### Your task
Find every line containing the word "this" and report the count, nothing more.

### Supplied material
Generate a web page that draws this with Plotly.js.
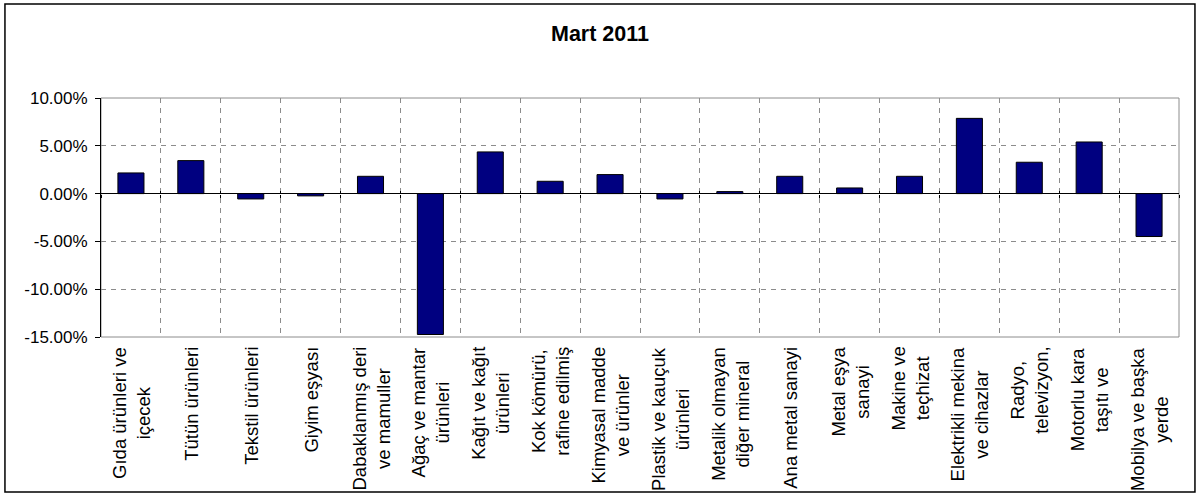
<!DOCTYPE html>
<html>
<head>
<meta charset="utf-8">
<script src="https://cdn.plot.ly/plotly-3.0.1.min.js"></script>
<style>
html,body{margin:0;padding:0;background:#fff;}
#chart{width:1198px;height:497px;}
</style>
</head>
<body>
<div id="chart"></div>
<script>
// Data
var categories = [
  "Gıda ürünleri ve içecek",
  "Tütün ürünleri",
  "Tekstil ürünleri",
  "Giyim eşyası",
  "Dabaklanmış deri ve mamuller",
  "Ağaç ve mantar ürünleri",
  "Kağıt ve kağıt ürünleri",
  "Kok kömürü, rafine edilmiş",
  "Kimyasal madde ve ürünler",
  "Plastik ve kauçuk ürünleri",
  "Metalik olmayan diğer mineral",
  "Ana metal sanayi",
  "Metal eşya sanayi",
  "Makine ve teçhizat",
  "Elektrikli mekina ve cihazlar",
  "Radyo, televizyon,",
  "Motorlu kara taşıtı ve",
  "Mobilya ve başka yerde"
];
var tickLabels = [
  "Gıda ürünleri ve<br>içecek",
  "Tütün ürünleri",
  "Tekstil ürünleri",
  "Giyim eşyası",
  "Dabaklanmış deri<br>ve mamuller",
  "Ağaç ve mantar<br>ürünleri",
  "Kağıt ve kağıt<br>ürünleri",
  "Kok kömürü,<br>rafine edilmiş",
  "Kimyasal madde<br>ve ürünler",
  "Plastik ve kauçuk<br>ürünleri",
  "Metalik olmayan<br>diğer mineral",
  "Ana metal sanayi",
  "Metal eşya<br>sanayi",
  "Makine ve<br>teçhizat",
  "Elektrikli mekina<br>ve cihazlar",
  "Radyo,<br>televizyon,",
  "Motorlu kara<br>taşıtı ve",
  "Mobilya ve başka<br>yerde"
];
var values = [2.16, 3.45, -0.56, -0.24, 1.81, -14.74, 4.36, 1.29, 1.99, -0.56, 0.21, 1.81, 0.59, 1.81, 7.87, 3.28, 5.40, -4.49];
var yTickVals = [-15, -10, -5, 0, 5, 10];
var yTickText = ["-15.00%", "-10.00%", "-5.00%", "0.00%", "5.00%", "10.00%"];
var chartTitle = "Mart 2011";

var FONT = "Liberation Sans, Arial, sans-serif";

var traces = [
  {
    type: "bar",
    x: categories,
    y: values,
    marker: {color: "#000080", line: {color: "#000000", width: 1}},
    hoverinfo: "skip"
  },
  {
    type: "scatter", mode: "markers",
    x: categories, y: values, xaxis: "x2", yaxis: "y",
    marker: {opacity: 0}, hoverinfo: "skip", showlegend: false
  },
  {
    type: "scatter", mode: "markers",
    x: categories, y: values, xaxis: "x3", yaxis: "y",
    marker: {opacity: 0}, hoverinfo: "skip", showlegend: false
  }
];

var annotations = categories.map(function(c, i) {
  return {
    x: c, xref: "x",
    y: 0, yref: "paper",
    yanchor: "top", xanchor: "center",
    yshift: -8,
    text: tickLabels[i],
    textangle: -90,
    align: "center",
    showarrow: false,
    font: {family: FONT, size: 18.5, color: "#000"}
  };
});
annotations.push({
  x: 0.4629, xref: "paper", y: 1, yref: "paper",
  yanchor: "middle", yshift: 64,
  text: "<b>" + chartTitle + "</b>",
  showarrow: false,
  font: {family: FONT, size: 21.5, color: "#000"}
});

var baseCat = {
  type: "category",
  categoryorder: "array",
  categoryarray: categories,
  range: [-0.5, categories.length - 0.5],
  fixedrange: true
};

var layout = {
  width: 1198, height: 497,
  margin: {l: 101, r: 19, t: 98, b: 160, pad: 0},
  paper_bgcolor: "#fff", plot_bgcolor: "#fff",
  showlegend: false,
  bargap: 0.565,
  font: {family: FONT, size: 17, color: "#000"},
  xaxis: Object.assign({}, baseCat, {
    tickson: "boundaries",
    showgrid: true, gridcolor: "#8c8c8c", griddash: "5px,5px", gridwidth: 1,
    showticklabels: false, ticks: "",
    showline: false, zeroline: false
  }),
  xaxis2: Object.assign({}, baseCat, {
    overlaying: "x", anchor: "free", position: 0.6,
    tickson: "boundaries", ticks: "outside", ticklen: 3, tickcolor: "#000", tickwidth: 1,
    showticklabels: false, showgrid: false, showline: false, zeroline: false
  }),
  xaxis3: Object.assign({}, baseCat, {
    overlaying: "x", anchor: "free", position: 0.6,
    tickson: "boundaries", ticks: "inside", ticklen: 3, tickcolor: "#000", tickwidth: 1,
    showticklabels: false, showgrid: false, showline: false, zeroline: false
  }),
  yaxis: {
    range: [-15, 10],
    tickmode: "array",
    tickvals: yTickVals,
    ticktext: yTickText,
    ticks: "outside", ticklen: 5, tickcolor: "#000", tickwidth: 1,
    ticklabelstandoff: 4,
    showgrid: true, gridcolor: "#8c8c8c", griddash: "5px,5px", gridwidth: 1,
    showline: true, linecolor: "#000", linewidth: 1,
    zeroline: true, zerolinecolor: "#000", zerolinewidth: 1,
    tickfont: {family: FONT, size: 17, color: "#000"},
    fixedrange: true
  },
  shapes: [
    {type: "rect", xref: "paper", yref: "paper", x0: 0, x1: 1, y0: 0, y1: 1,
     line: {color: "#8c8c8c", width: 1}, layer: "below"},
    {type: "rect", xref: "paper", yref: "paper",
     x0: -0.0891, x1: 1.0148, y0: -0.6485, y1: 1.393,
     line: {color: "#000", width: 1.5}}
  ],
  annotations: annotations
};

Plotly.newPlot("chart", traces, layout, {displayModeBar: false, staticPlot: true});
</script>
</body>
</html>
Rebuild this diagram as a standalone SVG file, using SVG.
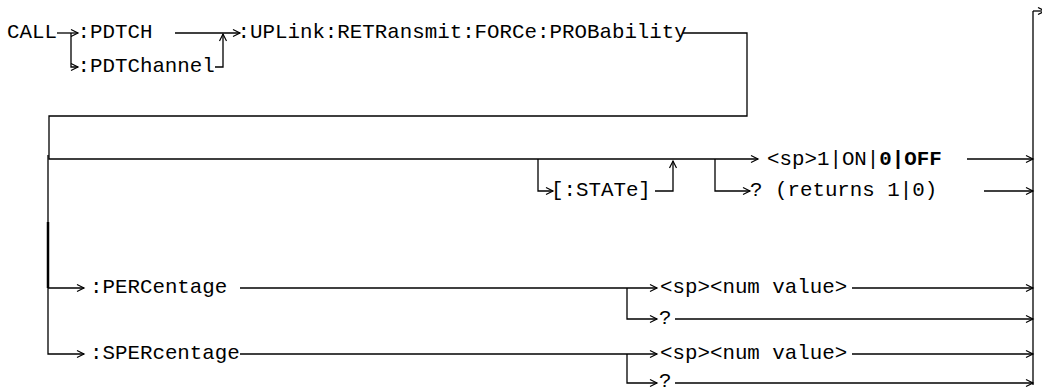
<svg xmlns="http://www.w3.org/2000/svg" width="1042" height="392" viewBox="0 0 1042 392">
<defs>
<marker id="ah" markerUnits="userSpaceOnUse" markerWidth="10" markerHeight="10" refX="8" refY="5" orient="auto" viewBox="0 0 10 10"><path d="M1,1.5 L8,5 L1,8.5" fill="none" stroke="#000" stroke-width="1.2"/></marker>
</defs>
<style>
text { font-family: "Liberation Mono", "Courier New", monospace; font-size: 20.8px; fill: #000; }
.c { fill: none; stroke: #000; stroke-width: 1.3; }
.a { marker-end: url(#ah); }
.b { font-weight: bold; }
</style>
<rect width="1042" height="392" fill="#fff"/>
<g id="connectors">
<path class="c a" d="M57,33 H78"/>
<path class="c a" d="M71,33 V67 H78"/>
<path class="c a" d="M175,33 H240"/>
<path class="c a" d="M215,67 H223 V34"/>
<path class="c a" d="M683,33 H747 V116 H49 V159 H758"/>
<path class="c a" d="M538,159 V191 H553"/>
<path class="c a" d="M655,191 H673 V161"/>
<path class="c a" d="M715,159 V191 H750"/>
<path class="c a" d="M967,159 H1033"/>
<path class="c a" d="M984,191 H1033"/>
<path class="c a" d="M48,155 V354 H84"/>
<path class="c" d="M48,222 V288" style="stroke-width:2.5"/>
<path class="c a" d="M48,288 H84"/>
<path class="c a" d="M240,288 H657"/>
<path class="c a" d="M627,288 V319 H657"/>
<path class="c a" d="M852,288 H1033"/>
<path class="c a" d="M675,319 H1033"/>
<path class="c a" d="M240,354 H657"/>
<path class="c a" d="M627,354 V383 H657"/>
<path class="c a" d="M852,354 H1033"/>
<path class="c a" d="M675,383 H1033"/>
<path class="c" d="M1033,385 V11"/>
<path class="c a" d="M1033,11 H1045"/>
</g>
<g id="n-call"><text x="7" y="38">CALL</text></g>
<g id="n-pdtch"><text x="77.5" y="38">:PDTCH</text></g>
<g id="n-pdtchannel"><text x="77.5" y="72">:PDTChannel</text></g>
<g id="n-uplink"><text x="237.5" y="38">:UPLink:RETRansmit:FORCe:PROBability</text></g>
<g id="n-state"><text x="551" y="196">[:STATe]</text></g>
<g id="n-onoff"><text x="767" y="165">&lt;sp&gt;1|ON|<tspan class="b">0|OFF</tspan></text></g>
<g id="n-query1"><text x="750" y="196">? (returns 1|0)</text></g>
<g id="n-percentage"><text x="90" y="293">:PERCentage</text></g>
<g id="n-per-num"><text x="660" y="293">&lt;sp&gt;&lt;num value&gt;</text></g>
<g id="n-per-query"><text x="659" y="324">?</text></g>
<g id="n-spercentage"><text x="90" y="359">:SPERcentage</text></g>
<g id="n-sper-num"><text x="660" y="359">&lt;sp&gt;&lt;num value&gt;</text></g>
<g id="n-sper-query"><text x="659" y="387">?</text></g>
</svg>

### Output of the exercise
2